TIRTZAH   f   Hebrew, Biblical Hebrew
Original Hebrew form of TIRZAH.
TOVIA   m & f   Hebrew
Hebrew form of TOBIAH, also used as a feminine form.
TRYPHOSA   f   Biblical, Biblical Greek, Ancient Greek
Derived from Greek τρυφη (tryphe) meaning "softness, delicacy". In the New Testament this name is mentioned briefly as belonging to a companion of Tryphena.
TUULIKKI   f   Finnish, Finnish Mythology
Means "little wind" in Finnish, derived from tuuli "wind". This was the name of a Finnish forest goddess, the daughter of Tapio.
TZILA   f   Hebrew
Hebrew form of ZILLAH.
TZIPPORAH   f   Hebrew, Biblical Hebrew
Original Hebrew form of ZIPPORAH.
TZIVIA   f   Hebrew
Hebrew form of ZIBIAH.
VIRGINIA   f   English, Italian, Spanish, Portuguese, Swedish, Romanian, Ancient Roman
Feminine form of the Roman family name Verginius or Virginius which is of unknown meaning, but long associated with Latin virgo "maid, virgin". According to a legend, it was the name of a Roman woman killed by her father so as to save her from the clutches of a crooked official.... [more]
VIVIEN (2)   f   Literature
Used by Alfred Lord Tennyson as the name of the Lady of the Lake in his Arthurian epic 'Idylls of the King' (1859). Tennyson may have based it on VIVIENNE, but it possibly arose as a misreading of NINIAN. A famous bearer was British actress Vivien Leigh (1913-1967), who played Scarlett O'Hara in 'Gone with the Wind'.
XANTHIPPI   f   Greek
Modern Greek form of XANTHIPPE.
XENE   f   Greek
Variant of XENIA.
XENIA   f   Greek, Ancient Greek
Means "hospitality" in Greek, a derivative of ξενος (xenos) "foreigner, guest". This was the name of a 5th-century saint who is venerated in the Eastern Church.
YAEL   f   Hebrew, Biblical Hebrew
Hebrew form of JAEL.
YEHUDIT   f   Hebrew, Biblical Hebrew
Hebrew form of JUDITH.
YEMIMA   f   Hebrew, Biblical Hebrew
Hebrew form of JEMIMA.
YOCHEVED   f   Hebrew, Biblical Hebrew
Hebrew form of JOCHEBED.
YSOLT   f   Arthurian Romance
Old French form of ISOLDE, appearing in the 12th-century Old French poem 'Tristan' by Thomas of Britain.
YUVAL   m & f   Hebrew, Biblical Hebrew
Hebrew form of JUBAL. It is used as a masculine and feminine name in modern Hebrew.
ZENOVIA   f   Greek
Modern Greek form of ZENOBIA.
ZINOVIA   f   Greek
Modern Greek form of ZENOBIA.
ZIPPORAH   f   Biblical, Hebrew
From the Hebrew name צִפּוֹרָה (Tzipporah), derived from צִפּוֹר (tzippor) meaning "bird". In the Old Testament this is the name of the Midianite wife of Moses.
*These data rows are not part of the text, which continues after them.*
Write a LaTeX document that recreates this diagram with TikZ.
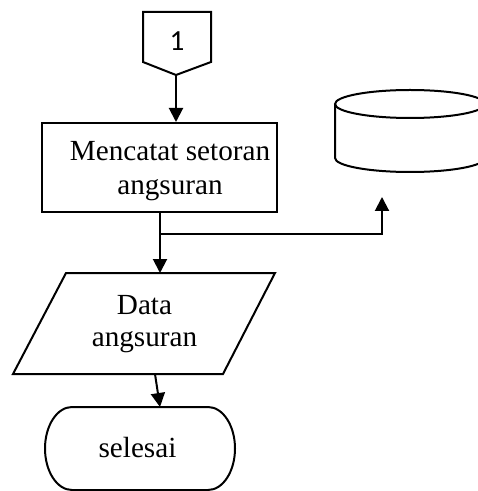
\documentclass[tikz,border=0pt]{standalone}
\usepackage{fontspec}
\setmainfont{Liberation Serif}
\newfontfamily\calibrifont{Carlito}
\usetikzlibrary{arrows.meta,calc}
\begin{document}
\begin{tikzpicture}[x=0.5pt,y=-0.5pt,
    line width=1pt,
    every node/.style={font=\fontsize{14.6}{17}\selectfont, align=center, inner sep=0pt},
    arr/.style={-{Triangle[length=7pt,width=7pt]}},
    shapeline/.style={draw, line join=miter}]
  \useasboundingbox (0,0) rectangle (477,491);

  % off-page connector
  \draw[shapeline] (143,12) -- (211,12) -- (211,62) -- (176,75) -- (143,62) -- cycle;
  \node[font=\calibrifont\fontsize{14.6}{18}\selectfont] (c1) at (177,41) {1};
  \coordinate (c1out) at (176,75);

  % process box
  \node[shapeline, minimum width=117.5pt, minimum height=44.5pt] (proc) at (159.5,167.5) {};
  \node (proctext) at (170,171.5) {Mencatat setoran\\angsuran};

  % storage (cylinder)
  \draw[shapeline] (335,104) -- (335,158)
    arc[start angle=180, end angle=360, x radius=37.5pt, y radius=7pt] -- (485,104);
  \draw[shapeline] (410,104) ellipse [x radius=37.5pt, y radius=7pt];
  \coordinate (dbin) at (382,197);

  % data (parallelogram)
  \draw[shapeline] (66,273) -- (275,273) -- (223,374) -- (13,374) -- cycle;
  \node[font=\fontsize{14.6}{16}\selectfont] (data) at (144.5,324.5) {Data\\angsuran};
  \coordinate (datain) at (160,273);
  \coordinate (dataout) at (155,374);

  % terminator with elliptical ends
  \draw[shapeline] (72,407) -- (208,407)
    arc[start angle=90, end angle=-90, x radius=13.5pt, y radius=20.75pt]
    -- (72,490)
    arc[start angle=270, end angle=90, x radius=13.5pt, y radius=20.75pt] -- cycle;
  \node[anchor=base] (term) at (137.5,457) {selesai};
  \coordinate (termin) at (160,407);

  % connectors
  \draw[arr] (c1out) -- (c1out |- proc.north);
  \draw[arr] (proc.south -| datain) -- (datain);
  \coordinate (split) at (160,234);
  \draw[arr] (split) -| (dbin);
  \draw[arr] (dataout) -- (termin);
\end{tikzpicture}
\end{document}
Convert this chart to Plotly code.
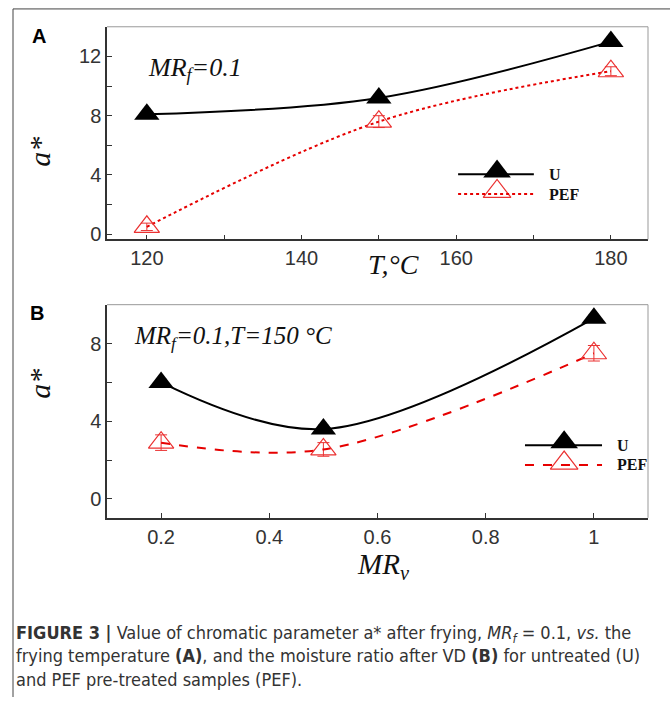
import plotly.graph_objects as go

W, H = 670, 703

def px(x):
    return x / W

def py(y):
    return 1 - y / H

# ---------------- data ----------------
temp = [120, 150, 180]
a_u_temp = [8.1, 9.2, 13.0]
a_u_temp_err = [0.2, 0.2, 0.2]
a_pef_temp = [0.5, 7.6, 11.0]
a_pef_temp_err = [0.25, 0.4, 0.3]

mrv = [0.2, 0.5, 1.0]
a_u_mrv = [6.0, 3.6, 9.3]
a_u_mrv_err = [0.2, 0.2, 0.2]
a_pef_mrv = [2.9, 2.55, 7.5]
a_pef_mrv_err = [0.4, 0.35, 0.4]

series_names = ["U", "PEF"]

BLACK = "#000000"
RED = "rgb(230,0,0)"
RED_M = "rgb(235,50,50)"
TICKC = "#333333"
SANS = "Liberation Sans, Arial, sans-serif"
SERIF = "Liberation Serif, Times New Roman, serif"

fig = go.Figure()

def add_pair(xs, yu, yue, yp, ype, xa, ya, pef_dash):
    fig.add_trace(go.Scatter(
        x=xs, y=yp, mode="lines+markers", xaxis=xa, yaxis=ya,
        line=dict(color=RED, width=2, dash=pef_dash, shape="spline", smoothing=1.0),
        marker=dict(symbol="triangle-up-open", size=22, color=RED_M, line=dict(color=RED_M, width=1.2)),
        error_y=dict(type="data", array=ype, color=RED_M, thickness=1, width=6),
        showlegend=False, name=series_names[1]))
    fig.add_trace(go.Scatter(
        x=xs, y=yu, mode="lines+markers", xaxis=xa, yaxis=ya,
        line=dict(color=BLACK, width=2, shape="spline", smoothing=1.0),
        marker=dict(symbol="triangle-up", size=22, color=BLACK),
        error_y=dict(type="data", array=yue, color=BLACK, thickness=1, width=5),
        showlegend=False, name=series_names[0]))

add_pair(temp, a_u_temp, a_u_temp_err, a_pef_temp, a_pef_temp_err, "x", "y", "dot")
add_pair(mrv, a_u_mrv, a_u_mrv_err, a_pef_mrv, a_pef_mrv_err, "x2", "y2", "dash")

# custom legends on overlay axes (0..1 in the plot area)
legend_specs = [
    ("x3", "y3", "x", "y", 0.649, 0.789, 0.721, 0.307, 0.2135, 0.319, 0.226, "dot"),
    ("x4", "y4", "x2", "y2", 0.7726, 0.915, 0.845, 0.341, 0.248, 0.355, 0.257, "dash"),
]
shapes = []
annotations = []
for (xa, ya, bx, by, lx0, lx1, mx, uy, pyy, umy, pmy, dash) in legend_specs:
    fig.add_trace(go.Scatter(x=[mx], y=[umy], mode="markers", xaxis=xa, yaxis=ya,
                             marker=dict(symbol="triangle-up", size=24, color=BLACK),
                             showlegend=False, hoverinfo="skip"))
    fig.add_trace(go.Scatter(x=[mx], y=[pmy], mode="markers", xaxis=xa, yaxis=ya,
                             marker=dict(symbol="triangle-up-open", size=24, color=RED_M,
                                         line=dict(color=RED_M, width=1.2)),
                             showlegend=False, hoverinfo="skip"))
    shapes.append(dict(type="line", xref=f"{bx} domain", yref=f"{by} domain",
                       x0=lx0, x1=lx1, y0=uy, y1=uy, line=dict(color=BLACK, width=2)))
    shapes.append(dict(type="line", xref=f"{bx} domain", yref=f"{by} domain",
                       x0=lx0, x1=lx1, y0=pyy, y1=pyy, line=dict(color=RED, width=2, dash=dash)))
    for name, yy in zip(series_names, [uy, pyy]):
        annotations.append(dict(text=f"<b>{name}</b>", xref=f"{bx} domain", yref=f"{by} domain",
                                x=lx1 + 0.024, y=yy, xanchor="left", yanchor="middle",
                                showarrow=False, font=dict(family=SERIF, size=16, color="#111")))
    # top/right frame lines
    shapes.append(dict(type="line", xref=f"{bx} domain", yref=f"{by} domain",
                       x0=0, x1=1, y0=1, y1=1, line=dict(color="#999999", width=1)))
    shapes.append(dict(type="line", xref=f"{bx} domain", yref=f"{by} domain",
                       x0=1, x1=1, y0=0, y1=1, line=dict(color="#999999", width=1)))

# page border lines
shapes.append(dict(type="line", xref="paper", yref="paper", x0=px(13), x1=1, y0=py(9), y1=py(9),
                   line=dict(color="#444444", width=1)))
shapes.append(dict(type="line", xref="paper", yref="paper", x0=px(13), x1=px(13), y0=0, y1=py(9),
                   line=dict(color="#444444", width=1)))

def ann(text, x, y, size, family=SERIF, xanchor="center", yanchor="middle", angle=0, color="#111"):
    annotations.append(dict(text=text, xref="paper", yref="paper", x=px(x), y=py(y),
                            xanchor=xanchor, yanchor=yanchor, textangle=angle, showarrow=False,
                            font=dict(family=family, size=size, color=color)))

ann("<b>A</b>", 39, 36, 20, family=SANS, color="#000")
ann("<b>B</b>", 37, 316, 20, family=SANS, color="#000")
ann("<i>MR<sub>f</sub>=0.1</i>", 146, 70, 26, xanchor="left")
ann("<i>MR<sub>f</sub>=0.1,T=150 °C</i>", 132, 340, 25, xanchor="left")
ann("<i>a*</i>", 40, 153, 30, angle=-90)
ann("<i>a*</i>", 40, 387, 30, angle=-90)
ann("<i>T,°C</i>", 393, 267, 28)
ann("<i>MR<sub>v</sub></i>", 383, 571, 29)

caption = ("<b>FIGURE 3 |</b> Value of chromatic parameter a* after frying, <i>MR<sub>f</sub></i> = 0.1, <i>vs.</i> the"
           "<br>frying temperature <b>(A)</b>, and the moisture ratio after VD <b>(B)</b> for untreated (U)"
           "<br>and PEF pre-treated samples (PEF).")
annotations.append(dict(text=caption, xref="paper", yref="paper", x=px(14), y=py(662),
                        xanchor="left", yanchor="middle", align="left", showarrow=False,
                        font=dict(family="DejaVu Sans Condensed, Liberation Sans, sans-serif",
                                  size=18, color="#333333")))

xdom = [px(107), px(648)]
axis_common = dict(showline=True, linecolor="#333333", linewidth=1.5, ticks="inside", ticklen=5,
                   tickcolor="#333333", showgrid=False, zeroline=False,
                   tickfont=dict(family=SANS, size=20, color=TICKC))

fig.update_layout(
    width=W, height=H, margin=dict(l=0, r=0, t=0, b=0),
    paper_bgcolor="white", plot_bgcolor="white",
    xaxis=dict(domain=xdom, range=[114.85, 184.8], anchor="y", tick0=120, dtick=20,
               minor=dict(dtick=10, ticks="inside", ticklen=5, tickcolor="#333333"), **axis_common),
    yaxis=dict(domain=[py(241.5), py(27)], range=[-0.35, 14], anchor="x", tick0=0, dtick=4,
               minor=dict(dtick=2, ticks="inside", ticklen=5, tickcolor="#333333"), **axis_common),
    xaxis2=dict(domain=xdom, range=[0.1, 1.1], anchor="y2", tick0=0.2, dtick=0.2, **axis_common),
    yaxis2=dict(domain=[py(522.3), py(307.3)], range=[-0.97, 10.0], anchor="x2", tick0=0, dtick=4,
                minor=dict(dtick=2, ticks="inside", ticklen=5, tickcolor="#333333"), **axis_common),
    xaxis3=dict(overlaying="x", range=[0, 1], visible=False),
    yaxis3=dict(overlaying="y", range=[0, 1], visible=False),
    xaxis4=dict(overlaying="x2", range=[0, 1], visible=False),
    yaxis4=dict(overlaying="y2", range=[0, 1], visible=False),
    shapes=shapes, annotations=annotations,
)

fig.write_html("out.html", config={"displayModeBar": False},
               post_script="document.body.style.margin='0px';")
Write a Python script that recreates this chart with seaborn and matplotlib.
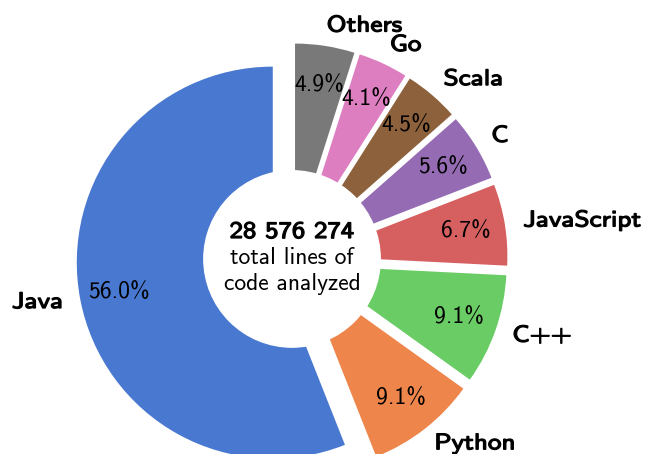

She was the daughter of the priest Jethro.
ZOE   f   English, Greek, Italian, Ancient Greek
Means "life" in Greek. From early times it was adopted by Hellenized Jews as a translation of EVE. It was borne by two early Christian saints, one martyred under emperor Hadrian, the other martyred under Diocletian. The name was common in the Byzantine Empire, being borne by a ruling empress of the 11th century. As an English name, Zoe has only been in use since the 19th century. It has generally been more common among Eastern Christians (in various spellings).